Each MAGNET tool underwent comprehensive testing to assess its psychometric and usability qualities. The scores obtained during these tests are located at the bottom of each tool’s dedicated page. Statistical annexes that present the analysis and implementation duration of the tools across the different contexts in which they were tested are also provided. More values will be uploaded as the site continues to be updated.
Summary of our scoring methodology:
- Each measure was assessed by a tool lead, with scoring decisions confirmed by other team members.
- Measures are evaluated based on formative research, and their reliability and validity (including respondent understanding).

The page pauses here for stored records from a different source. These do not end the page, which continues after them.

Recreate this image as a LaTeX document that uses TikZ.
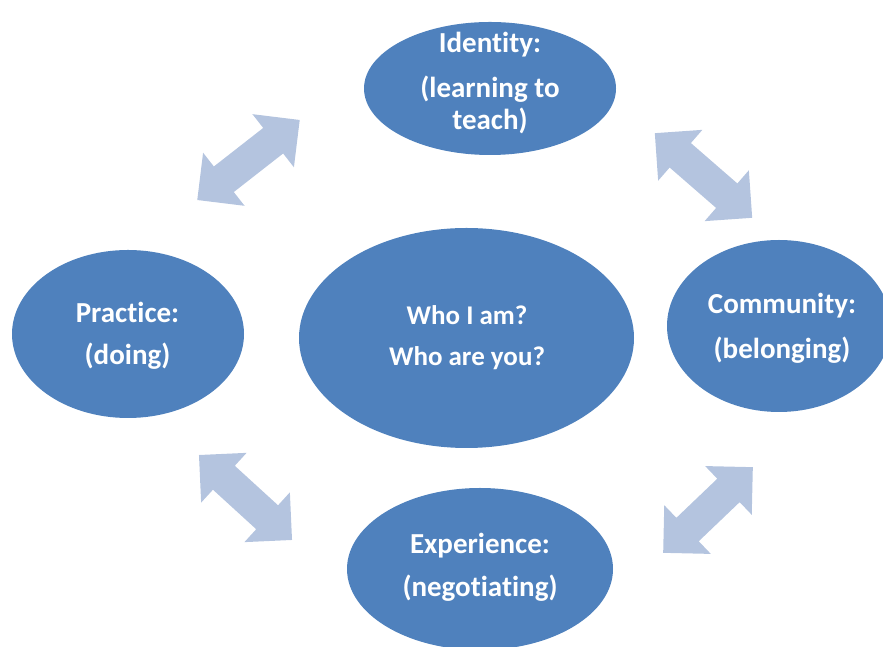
\documentclass[tikz,border=0pt]{standalone}
\usepackage{fontspec}
\setmainfont{Carlito}[Ligatures=NoCommon]
\usetikzlibrary{shapes.geometric,shapes.arrows}
\definecolor{blobblue}{HTML}{4F81BD}
\definecolor{arrowgrey}{HTML}{B4C4DF}
\tikzset{
  blob/.style={ellipse,fill=blobblue,inner sep=0pt},
  blobtext/.style={text=white,font=\fontsize{29}{32}\selectfont\bfseries,align=center,inner sep=0pt},
  twoway/.style={double arrow,fill=arrowgrey,inner xsep=0pt,inner ysep=16pt,minimum width=67pt,
    double arrow head extend=17.5pt,double arrow tip angle=90}
}
\begin{document}
\begin{tikzpicture}[x=1pt,y=1pt]
        \useasboundingbox (0,0) rectangle (883,647);
        \clip (0,0) rectangle (883,647);
        % ellipses
        \node[blob,minimum width=252pt,minimum height=133pt](identity)at(490,558.5){};
        \node[blob,minimum width=232pt,minimum height=168pt](practice)at(128,313){};
        \node[blob,minimum width=335pt,minimum height=220pt](self)at(466.5,309){};
        \node[blob,minimum width=224pt,minimum height=172pt](community)at(779,321){};
        \node[blob,minimum width=266pt,minimum height=162pt](experience)at(480,78){};
        % labels
        \node[blobtext](identitytext)at(490,563.5){Identity:\\[13pt](learning to\\teach)};
        \node[blobtext](practicetext)at(127.5,311){Practice:\\[10pt](doing)};
        \node[blobtext,font=\fontsize{27}{32}\selectfont\bfseries](selftext)at(467,309){Who I am?\\[9pt]Who are you?};
        \node[blobtext](communitytext)at(782,319){Community:\\[13pt](belonging)};
        \node[blobtext](experiencetext)at(480,80){Experience:\\[11pt](negotiating)};
        % arrows
        \node[twoway,minimum height=130pt,rotate=38](arrowtl)at(248.5,487){};
        \node[twoway,minimum height=129pt,rotate=-41](arrowtr)at(703.5,471.5){};
        \node[twoway,minimum height=126pt,rotate=-42.4](arrowbl)at(245.5,149.5){};
        \node[twoway,minimum height=124pt,rotate=43.7](arrowbr)at(708,137){};
\end{tikzpicture}
\end{document}
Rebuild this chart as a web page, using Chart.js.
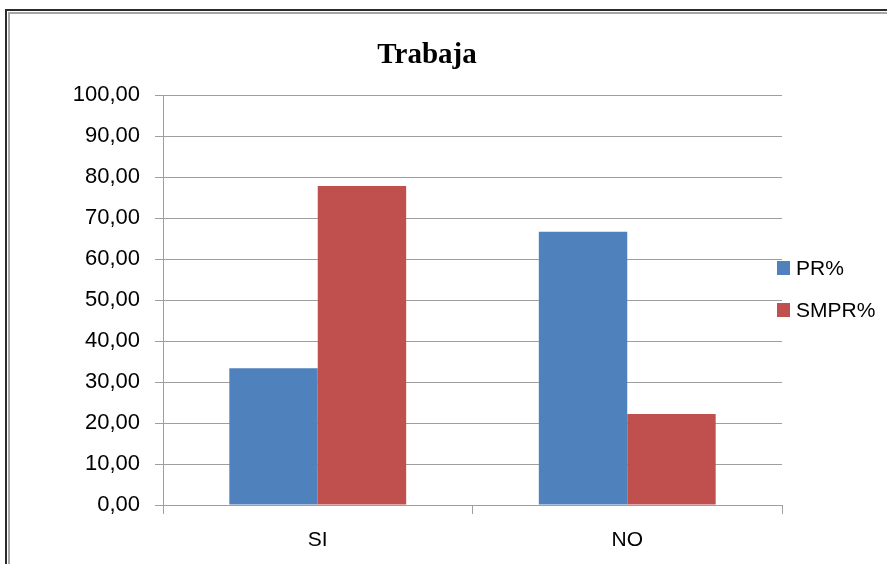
<!DOCTYPE html>
<html>
<head>
<meta charset="utf-8">
<script src="https://cdn.jsdelivr.net/npm/chart.js@4/dist/chart.umd.min.js"></script>
<style>
  html, body { margin: 0; padding: 0; background: #fff; }
  #wrap { position: relative; width: 887px; height: 564px; }
</style>
</head>
<body>
<div id="wrap"><canvas id="chart" width="887" height="564"></canvas></div>
<script>
"use strict";

var chartTitle = "Trabaja";
var categories = ["SI", "NO"];
var seriesNames = ["PR%", "SMPR%"];
var prValues = [33.33, 66.67];
var smprValues = [77.78, 22.22];
var seriesColors = ["#4F81BD", "#C0504D"];

var tickFont = "Liberation Sans, Arial, sans-serif";

// frame, title and legend drawn by hand, like the office chart
var decorPlugin = {
  id: "decor",
  beforeDraw: function (chart) {
    let ctx = chart.ctx;
    ctx.save();
    ctx.fillStyle = "#fff";
    ctx.fillRect(0, 0, chart.width, chart.height);
    // double frame on top / left
    ctx.fillStyle = "#2b2b2b";
    ctx.fillRect(5, 9, 2, chart.height);
    ctx.fillRect(5, 9, chart.width, 2);
    ctx.fillStyle = "#a6a6a6";
    ctx.fillRect(8, 12, 2, chart.height);
    ctx.fillRect(8, 12, chart.width, 2);
    ctx.restore();
  },
  afterDraw: function (chart) {
    let ctx = chart.ctx;
    ctx.save();
    ctx.fillStyle = "#000";
    ctx.font = "bold 29px 'Liberation Serif', 'Times New Roman', serif";
    ctx.textAlign = "center";
    ctx.textBaseline = "alphabetic";
    ctx.fillText(chartTitle, 427, 63);

    ctx.font = "21px " + tickFont;
    ctx.textAlign = "left";
    ctx.textBaseline = "middle";
    chart.data.datasets.forEach((ds, idx) => {
      let y = 268 + idx * 42;
      ctx.fillStyle = ds.backgroundColor;
      ctx.fillRect(777, y - 7, 13, 14);
      ctx.fillStyle = "#000";
      ctx.fillText(ds.label, 796, y + 1);
    });
    ctx.restore();
  },
};

new Chart(document.getElementById("chart"), {
  type: "bar",
  data: {
    labels: categories,
    datasets: [
      {
        label: seriesNames[0],
        data: prValues,
        backgroundColor: seriesColors[0],
      },
      {
        label: seriesNames[1],
        data: smprValues,
        backgroundColor: seriesColors[1],
      },
    ],
  },
  options: {
    responsive: false,
    animation: false,
    devicePixelRatio: 1,
    layout: {
      padding: { left: 0, right: 105, top: 95, bottom: 0 },
    },
    plugins: {
      legend: { display: false },
      title: { display: false },
      tooltip: { enabled: false },
    },
    datasets: {
      bar: {
        categoryPercentage: 0.5714,
        barPercentage: 1.0,
      },
    },
    scales: {
      x: {
        afterFit: function (scale) {
          scale.height = 59;
        },
        grid: {
          offset: true,
          drawOnChartArea: false,
          drawTicks: true,
          tickLength: 9,
          color: "#9f9f9f",
        },
        border: { color: "#9f9f9f" },
        ticks: {
          color: "#000",
          padding: 14,
          font: { family: tickFont, size: 21 },
        },
      },
      y: {
        min: 0,
        max: 100,
        afterFit: function (scale) {
          scale.width = 163;
        },
        grid: {
          color: "#9f9f9f",
          tickLength: 8,
        },
        border: { color: "#9f9f9f" },
        ticks: {
          stepSize: 10,
          color: "#000",
          padding: 15,
          font: { family: tickFont, size: 22 },
          callback: function (value) {
            return value.toFixed(2).replace(".", ",");
          },
        },
      },
    },
  },
  plugins: [decorPlugin],
});
</script>
</body>
</html>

- Predefined adequacy guidelines are applied to evaluate statistical values.
Following these guidelines, reliability was assessed using internal consistency, test-retest reliability, and inter-rater reliability, and validity was evaluated based on face validity, construct validity, and structural validity (for scales) as detailed below. Our scoring methodology was informed by that of the Evidence-based Measures of Empowerment for Research on Gender Equality (EMERGE) repository (Bhan et al. 2017; Jose et al. 2017).
Formative research
- Expert input: All MAGNET tools were designed with the input of cross-disciplinary subject matter experts external to the MAGNET team.
- Cognitive interviews/pilot testing: All MAGNET tools were tested through a small-scale pilot prior to larger-scale implementation in an average of three contexts. In-depth cognitive interviewing was additionally conducted at least once for most tools. When needed, tools were subsequently adapted to improve respondent understanding prior to implementation.
Reliability
- Internal reliability: scored as “Full points” if the Cronbach’s alpha had a value equal to or greater than 0.6 and “Partial points” if it was below 0.6 (Vaz et al. 2016; Henson 2001). It is scored as “Not applicable” if the tool type was not appropriate for this statistical test.
- Test-retest reliability: scored as “Full points” if the test-retest correlation was equal to or greater than 0.6 and “Partial points” otherwise (Cicchetti 1994).
- Inter-rater reliability: scored as “Full points” if the Cohen’s kappa had a value equal to or greater than 0.8 and “Partial points” otherwise (Cohen 1960; McHugh 2012). This is assessed for tools that might be sensitive to enumerators’ interpretation of respondents’ answers.
Validity
- Face validity: Tools are considered to have face validity if they are supported by theoretical frameworks and have been assessed by experts in the subject matter. In the case of MAGNET, all tools were developed in collaboration with a diverse range of subject matter experts and have “Full points”.
- Construct validity: scored as “Full points” if the tool had a statistically significant (p<0.1) correlation with more than three relevant variables and “Partial points” otherwise. Relevant variables are those that are expected to be correlated with the tools based on theory or prior empirical evidence. These variables include socio-demographics characteristics, measures of subjective well-being, economic achievement and the intra-household position of the respondent.
- Structural: For scales, structural validity was assessed using exploratory factor analysis (EFA). Confirmatory factor analysis (CFA) was also conducted, with results for both available in the tools’ statistical annexes. MAGNET scales were scored as “Full points” if EFA factor loadings of each item on its factor were at least 0.3, a maximum of 10% of the items load on more than one factor and the cumulative variance is 50% (Field 2018).
- Respondent understanding: To gauge respondent understanding, the following question was implemented after each tool: How clear did you find the phrasing of the preceding question? The response options were: “very unclear and difficult to answer”, “slightly unclear and slightly difficult to answer” or “clear and simple to answer”. Respondent understanding was scored as “Full points” if at least 75% of respondents said that the tool was “clear and simple to answer” and “Partial points” if the figure was less than 75%.